Problem to solve. Wherever the word "this" appears in the entries, copy the whole line.

Extracted material.
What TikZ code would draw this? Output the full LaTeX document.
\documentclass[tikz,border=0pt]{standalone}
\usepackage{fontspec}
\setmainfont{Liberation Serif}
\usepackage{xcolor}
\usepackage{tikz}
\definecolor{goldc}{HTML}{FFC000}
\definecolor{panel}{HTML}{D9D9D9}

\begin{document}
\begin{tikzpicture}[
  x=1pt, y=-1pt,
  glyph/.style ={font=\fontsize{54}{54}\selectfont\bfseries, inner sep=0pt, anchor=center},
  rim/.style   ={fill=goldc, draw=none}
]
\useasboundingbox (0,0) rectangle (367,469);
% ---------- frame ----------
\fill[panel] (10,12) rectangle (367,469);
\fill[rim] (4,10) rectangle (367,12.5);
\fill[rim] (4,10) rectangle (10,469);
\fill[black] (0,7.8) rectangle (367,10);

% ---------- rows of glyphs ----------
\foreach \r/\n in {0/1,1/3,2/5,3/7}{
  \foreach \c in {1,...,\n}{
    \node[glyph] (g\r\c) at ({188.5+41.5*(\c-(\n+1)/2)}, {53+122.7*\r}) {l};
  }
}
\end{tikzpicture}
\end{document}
--
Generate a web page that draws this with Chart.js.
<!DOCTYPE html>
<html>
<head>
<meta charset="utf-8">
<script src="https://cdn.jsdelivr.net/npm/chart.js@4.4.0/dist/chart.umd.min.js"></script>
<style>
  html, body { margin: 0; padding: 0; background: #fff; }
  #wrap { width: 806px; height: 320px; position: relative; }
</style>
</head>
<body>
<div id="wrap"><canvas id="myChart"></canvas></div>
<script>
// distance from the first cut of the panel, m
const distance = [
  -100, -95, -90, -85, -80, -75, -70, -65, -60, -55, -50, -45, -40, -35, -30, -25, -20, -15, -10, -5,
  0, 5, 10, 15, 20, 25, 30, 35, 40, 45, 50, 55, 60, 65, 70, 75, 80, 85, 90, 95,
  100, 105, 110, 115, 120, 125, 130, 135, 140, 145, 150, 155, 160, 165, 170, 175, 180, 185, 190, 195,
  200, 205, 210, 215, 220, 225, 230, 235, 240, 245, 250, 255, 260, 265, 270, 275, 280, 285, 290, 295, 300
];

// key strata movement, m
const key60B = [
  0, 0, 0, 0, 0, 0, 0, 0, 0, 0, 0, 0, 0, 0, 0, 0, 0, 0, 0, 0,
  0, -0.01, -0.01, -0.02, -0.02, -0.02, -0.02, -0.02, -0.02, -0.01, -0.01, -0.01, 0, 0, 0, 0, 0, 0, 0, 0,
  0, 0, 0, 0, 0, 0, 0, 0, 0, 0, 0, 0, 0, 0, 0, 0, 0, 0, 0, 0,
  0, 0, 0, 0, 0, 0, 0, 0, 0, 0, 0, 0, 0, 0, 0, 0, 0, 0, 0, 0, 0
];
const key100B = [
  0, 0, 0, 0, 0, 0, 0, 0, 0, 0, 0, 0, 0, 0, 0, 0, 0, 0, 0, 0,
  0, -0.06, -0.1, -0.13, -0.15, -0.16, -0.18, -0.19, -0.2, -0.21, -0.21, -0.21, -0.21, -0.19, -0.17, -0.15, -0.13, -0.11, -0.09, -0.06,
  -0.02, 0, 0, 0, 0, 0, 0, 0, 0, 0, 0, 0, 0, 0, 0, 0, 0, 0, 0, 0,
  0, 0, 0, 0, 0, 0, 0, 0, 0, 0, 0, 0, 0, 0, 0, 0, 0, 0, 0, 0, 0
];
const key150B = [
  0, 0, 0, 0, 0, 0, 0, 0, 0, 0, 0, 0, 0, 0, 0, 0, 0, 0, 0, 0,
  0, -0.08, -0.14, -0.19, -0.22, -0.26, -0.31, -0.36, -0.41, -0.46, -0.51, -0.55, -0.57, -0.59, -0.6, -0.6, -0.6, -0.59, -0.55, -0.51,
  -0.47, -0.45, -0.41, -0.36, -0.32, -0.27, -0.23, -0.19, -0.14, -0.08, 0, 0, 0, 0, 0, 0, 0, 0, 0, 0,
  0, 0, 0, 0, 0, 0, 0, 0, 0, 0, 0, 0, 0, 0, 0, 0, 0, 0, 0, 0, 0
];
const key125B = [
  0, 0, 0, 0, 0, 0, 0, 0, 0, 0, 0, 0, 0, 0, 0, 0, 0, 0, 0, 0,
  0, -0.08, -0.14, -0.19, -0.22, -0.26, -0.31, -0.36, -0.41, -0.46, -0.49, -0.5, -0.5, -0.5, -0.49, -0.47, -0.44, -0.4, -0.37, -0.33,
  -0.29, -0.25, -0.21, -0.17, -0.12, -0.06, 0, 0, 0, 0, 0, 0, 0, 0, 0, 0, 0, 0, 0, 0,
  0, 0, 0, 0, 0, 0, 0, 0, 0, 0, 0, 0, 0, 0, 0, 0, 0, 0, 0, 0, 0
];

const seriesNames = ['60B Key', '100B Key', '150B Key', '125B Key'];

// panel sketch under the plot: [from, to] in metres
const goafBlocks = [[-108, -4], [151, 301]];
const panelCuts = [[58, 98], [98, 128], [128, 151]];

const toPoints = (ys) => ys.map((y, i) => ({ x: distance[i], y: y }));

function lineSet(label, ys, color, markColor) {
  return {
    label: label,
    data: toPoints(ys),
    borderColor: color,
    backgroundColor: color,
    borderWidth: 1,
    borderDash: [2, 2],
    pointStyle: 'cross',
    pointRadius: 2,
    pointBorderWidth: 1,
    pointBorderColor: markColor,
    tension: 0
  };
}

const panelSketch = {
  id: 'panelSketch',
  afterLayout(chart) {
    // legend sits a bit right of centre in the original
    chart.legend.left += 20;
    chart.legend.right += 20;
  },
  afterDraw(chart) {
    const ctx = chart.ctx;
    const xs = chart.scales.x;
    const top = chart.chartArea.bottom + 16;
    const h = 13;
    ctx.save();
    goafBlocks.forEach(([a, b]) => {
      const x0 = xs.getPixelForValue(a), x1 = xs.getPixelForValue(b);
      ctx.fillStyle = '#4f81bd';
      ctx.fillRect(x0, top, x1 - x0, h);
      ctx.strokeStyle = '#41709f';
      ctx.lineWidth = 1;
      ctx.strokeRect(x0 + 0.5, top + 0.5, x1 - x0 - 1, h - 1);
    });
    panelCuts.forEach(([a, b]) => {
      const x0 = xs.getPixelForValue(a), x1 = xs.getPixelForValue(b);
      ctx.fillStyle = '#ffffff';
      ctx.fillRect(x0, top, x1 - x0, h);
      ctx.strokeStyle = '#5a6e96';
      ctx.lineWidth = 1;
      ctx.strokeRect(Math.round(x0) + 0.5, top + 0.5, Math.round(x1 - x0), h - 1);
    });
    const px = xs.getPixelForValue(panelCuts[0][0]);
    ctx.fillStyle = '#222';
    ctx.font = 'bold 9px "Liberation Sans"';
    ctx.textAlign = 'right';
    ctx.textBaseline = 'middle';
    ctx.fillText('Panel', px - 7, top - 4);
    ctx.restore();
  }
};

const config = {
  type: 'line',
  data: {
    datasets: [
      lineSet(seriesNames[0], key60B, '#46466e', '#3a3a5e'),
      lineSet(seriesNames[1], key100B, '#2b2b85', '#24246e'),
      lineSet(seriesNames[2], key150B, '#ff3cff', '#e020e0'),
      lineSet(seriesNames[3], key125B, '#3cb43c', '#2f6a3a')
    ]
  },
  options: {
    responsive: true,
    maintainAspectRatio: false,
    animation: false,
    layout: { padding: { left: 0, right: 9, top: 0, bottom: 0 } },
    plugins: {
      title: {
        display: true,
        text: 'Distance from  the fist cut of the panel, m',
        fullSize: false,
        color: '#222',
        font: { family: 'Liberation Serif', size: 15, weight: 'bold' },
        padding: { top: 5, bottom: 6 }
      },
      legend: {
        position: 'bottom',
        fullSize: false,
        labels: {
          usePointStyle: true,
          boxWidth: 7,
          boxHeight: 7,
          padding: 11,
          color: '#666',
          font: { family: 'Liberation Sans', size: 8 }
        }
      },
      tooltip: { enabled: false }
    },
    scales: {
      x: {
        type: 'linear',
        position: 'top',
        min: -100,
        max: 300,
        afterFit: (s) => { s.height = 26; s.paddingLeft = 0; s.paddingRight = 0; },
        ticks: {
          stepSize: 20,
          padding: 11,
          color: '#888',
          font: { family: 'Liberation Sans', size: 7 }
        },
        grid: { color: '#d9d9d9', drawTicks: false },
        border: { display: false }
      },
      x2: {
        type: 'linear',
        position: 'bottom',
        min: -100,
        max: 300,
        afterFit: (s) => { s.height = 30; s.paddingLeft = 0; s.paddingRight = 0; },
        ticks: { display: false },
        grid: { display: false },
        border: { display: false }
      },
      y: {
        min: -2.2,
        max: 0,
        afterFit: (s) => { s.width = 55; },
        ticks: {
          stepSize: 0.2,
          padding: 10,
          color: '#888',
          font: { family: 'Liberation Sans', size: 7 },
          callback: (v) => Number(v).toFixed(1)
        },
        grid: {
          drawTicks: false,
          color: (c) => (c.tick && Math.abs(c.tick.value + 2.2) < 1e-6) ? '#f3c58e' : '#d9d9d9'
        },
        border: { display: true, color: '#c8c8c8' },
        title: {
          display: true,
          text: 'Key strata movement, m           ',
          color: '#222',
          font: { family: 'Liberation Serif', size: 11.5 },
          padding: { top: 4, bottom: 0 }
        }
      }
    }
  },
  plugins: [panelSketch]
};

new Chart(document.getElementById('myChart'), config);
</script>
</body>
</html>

Problem solution.
What TikZ code would draw this? Output the full LaTeX document.
Generate a web page that draws this with Chart.js.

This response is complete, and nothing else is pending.